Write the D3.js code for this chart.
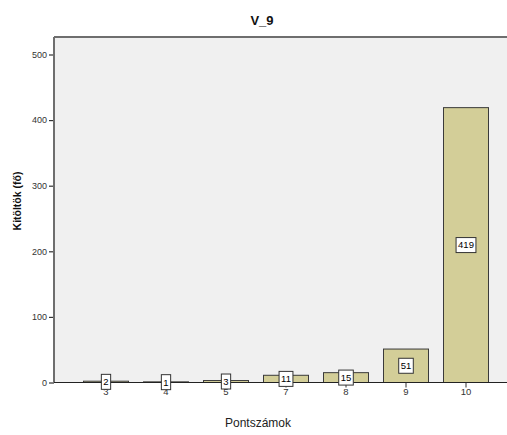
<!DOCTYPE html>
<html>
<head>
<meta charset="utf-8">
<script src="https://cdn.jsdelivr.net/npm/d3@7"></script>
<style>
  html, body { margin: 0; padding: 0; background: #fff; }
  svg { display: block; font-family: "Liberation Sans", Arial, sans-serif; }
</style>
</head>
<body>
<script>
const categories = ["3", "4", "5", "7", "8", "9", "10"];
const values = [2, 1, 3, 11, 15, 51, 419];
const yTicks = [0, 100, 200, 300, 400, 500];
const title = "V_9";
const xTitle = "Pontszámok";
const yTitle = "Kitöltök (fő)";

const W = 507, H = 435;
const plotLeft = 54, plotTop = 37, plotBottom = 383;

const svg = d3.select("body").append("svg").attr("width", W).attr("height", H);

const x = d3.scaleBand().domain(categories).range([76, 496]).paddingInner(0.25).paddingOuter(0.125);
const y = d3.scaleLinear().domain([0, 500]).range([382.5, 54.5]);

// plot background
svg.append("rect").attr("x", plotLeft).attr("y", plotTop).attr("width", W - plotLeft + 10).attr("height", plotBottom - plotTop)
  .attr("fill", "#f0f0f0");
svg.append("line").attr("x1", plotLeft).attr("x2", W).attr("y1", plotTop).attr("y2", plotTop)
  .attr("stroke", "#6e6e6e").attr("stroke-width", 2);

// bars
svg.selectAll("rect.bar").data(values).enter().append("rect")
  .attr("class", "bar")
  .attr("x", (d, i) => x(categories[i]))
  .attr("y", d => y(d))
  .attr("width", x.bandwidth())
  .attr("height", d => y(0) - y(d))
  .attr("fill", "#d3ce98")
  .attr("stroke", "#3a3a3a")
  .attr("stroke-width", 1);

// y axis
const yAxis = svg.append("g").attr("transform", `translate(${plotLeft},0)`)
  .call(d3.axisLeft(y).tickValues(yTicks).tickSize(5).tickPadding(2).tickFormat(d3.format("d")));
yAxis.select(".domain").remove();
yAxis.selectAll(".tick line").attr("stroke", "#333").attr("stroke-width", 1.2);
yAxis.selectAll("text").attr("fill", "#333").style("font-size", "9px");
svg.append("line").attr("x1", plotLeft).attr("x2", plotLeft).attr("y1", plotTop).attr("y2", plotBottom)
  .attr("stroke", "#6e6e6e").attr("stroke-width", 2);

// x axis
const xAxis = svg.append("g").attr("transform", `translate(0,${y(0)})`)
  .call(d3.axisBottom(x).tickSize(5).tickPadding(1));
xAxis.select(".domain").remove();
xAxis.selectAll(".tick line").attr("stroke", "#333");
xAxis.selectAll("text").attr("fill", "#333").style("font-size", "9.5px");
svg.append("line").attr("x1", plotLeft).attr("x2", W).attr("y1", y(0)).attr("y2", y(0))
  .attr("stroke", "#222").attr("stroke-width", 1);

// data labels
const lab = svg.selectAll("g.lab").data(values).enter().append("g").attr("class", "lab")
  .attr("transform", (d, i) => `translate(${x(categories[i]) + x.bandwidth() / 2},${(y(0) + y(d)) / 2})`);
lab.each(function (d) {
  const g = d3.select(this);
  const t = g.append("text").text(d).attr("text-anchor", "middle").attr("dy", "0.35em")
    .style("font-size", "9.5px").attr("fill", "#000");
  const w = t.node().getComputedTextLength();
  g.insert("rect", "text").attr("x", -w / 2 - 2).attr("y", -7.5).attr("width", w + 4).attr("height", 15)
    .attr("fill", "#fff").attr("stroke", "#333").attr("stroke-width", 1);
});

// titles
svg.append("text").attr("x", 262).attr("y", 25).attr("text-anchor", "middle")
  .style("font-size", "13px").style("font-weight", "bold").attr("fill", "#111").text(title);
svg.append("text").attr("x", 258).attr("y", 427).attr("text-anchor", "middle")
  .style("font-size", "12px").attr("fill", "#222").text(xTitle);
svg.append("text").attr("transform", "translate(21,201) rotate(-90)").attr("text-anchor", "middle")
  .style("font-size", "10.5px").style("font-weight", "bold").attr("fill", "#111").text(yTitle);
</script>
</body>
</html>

────

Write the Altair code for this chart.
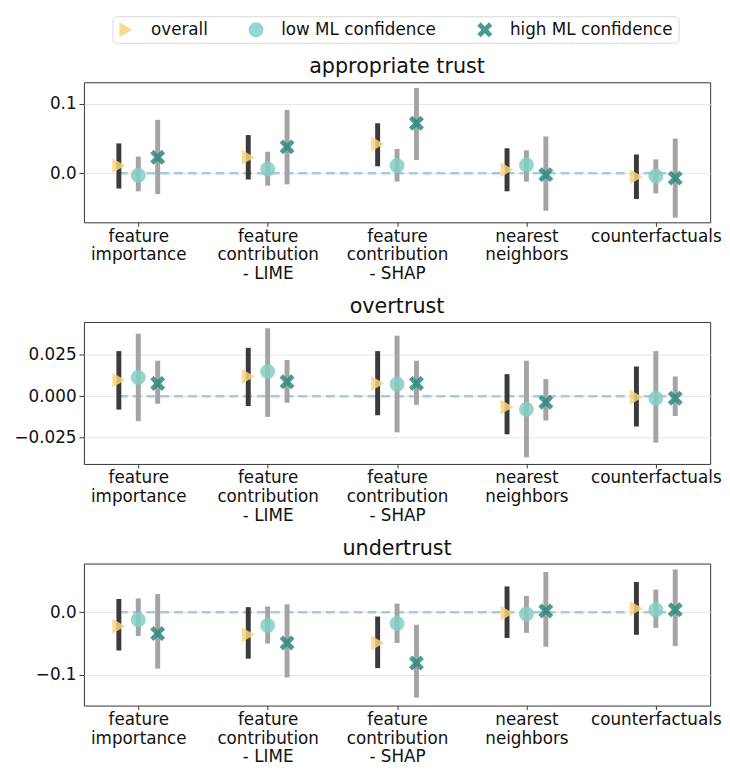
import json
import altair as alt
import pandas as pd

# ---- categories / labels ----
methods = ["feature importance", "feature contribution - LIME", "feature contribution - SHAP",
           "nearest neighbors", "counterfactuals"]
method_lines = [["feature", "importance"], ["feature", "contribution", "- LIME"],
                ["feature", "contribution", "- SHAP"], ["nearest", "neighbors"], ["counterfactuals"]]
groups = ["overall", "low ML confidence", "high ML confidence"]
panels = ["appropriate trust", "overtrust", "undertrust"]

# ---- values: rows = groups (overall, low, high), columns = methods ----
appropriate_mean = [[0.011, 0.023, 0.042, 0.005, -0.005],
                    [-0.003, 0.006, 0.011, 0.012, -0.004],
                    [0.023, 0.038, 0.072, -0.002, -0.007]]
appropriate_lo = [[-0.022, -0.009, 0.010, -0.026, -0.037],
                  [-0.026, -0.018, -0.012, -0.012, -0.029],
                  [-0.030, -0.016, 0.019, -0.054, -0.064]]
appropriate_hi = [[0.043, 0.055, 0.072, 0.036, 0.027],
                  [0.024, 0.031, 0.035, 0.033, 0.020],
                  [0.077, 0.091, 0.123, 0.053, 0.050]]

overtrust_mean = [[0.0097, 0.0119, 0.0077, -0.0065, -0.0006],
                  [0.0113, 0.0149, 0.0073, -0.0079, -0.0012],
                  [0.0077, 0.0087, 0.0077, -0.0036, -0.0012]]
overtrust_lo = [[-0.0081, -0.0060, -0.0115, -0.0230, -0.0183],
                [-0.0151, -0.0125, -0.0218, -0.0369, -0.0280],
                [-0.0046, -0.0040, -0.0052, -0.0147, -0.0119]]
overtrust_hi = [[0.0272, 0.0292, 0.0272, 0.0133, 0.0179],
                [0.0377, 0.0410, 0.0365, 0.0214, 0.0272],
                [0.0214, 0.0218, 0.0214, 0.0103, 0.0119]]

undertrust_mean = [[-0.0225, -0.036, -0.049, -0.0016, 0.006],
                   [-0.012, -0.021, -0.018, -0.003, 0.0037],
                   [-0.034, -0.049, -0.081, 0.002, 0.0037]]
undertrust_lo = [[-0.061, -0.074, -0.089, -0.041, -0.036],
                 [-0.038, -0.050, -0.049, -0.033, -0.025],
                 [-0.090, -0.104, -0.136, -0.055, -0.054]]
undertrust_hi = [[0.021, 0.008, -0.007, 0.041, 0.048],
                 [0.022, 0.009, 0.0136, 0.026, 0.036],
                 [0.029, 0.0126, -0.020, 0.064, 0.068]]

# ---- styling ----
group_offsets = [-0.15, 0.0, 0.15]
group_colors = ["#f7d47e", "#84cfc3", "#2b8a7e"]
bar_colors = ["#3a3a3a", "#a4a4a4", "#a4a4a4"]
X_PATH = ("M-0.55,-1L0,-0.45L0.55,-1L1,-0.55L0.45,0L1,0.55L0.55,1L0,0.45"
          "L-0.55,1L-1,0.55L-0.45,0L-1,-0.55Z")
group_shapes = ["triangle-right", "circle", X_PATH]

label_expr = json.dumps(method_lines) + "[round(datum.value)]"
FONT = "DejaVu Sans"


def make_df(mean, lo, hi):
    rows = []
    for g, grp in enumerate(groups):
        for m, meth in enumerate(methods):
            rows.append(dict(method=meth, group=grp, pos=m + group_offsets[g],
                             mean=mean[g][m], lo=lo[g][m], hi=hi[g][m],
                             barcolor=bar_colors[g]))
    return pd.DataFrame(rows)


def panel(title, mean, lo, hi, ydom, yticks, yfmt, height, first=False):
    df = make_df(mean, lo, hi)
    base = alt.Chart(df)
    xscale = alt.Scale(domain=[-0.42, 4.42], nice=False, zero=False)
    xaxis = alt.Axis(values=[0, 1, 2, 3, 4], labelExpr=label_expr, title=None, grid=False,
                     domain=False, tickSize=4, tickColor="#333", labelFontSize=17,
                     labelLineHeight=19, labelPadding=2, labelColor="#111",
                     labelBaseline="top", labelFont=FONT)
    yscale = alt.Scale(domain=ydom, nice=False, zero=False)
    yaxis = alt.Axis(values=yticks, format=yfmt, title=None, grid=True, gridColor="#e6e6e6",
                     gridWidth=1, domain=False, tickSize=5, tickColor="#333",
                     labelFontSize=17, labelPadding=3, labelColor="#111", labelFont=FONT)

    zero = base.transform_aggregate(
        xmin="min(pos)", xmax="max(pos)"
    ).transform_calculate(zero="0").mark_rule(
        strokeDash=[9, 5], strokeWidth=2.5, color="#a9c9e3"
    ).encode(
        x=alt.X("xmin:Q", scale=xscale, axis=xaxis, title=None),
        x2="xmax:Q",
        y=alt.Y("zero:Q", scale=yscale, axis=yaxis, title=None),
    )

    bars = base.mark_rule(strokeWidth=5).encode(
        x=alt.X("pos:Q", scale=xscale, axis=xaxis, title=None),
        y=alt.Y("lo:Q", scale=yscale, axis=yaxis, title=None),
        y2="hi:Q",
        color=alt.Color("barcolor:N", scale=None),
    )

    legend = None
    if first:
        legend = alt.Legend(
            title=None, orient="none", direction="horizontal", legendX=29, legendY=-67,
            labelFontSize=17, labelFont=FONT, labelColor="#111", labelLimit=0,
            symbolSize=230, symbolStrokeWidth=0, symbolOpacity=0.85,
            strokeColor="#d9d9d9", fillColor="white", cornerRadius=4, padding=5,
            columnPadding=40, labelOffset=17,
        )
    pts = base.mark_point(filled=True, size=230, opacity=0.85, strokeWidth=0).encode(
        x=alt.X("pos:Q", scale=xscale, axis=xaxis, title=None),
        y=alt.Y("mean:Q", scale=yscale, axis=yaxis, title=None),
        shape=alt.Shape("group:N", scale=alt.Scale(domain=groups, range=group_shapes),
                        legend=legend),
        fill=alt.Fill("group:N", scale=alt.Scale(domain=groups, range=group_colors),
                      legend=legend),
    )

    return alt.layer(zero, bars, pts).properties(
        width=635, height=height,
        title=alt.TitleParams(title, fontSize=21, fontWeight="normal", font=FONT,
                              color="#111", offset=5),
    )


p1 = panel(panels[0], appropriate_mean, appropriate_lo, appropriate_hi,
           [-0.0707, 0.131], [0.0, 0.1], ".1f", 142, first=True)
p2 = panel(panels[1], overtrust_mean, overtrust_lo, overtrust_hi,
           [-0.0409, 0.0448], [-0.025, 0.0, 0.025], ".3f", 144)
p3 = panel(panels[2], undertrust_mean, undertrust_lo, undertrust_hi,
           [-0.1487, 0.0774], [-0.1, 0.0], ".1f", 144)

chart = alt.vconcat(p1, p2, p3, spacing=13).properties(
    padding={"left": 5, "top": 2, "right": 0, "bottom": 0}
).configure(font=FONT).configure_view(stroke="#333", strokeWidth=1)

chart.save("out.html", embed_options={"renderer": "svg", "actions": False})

────

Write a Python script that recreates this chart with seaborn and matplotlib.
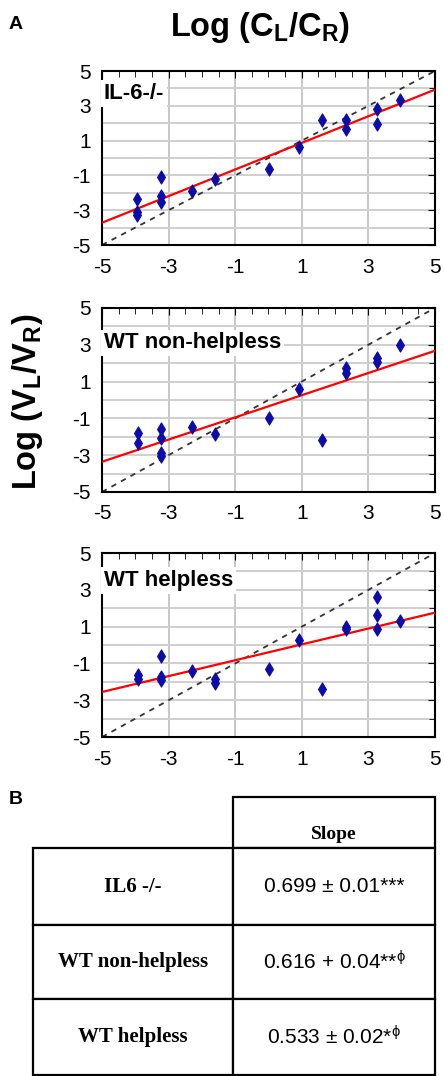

────

PROBLEM TO WORK ON: Start with the line that includes "Write the Altair code for this chart." and finish with the line that includes "import pandas as pd": reproduce those lines exactly, nothing before or after, and omit any pictures.

WRITTEN REPLY:
Write the Altair code for this chart.
import json
import altair as alt
import pandas as pd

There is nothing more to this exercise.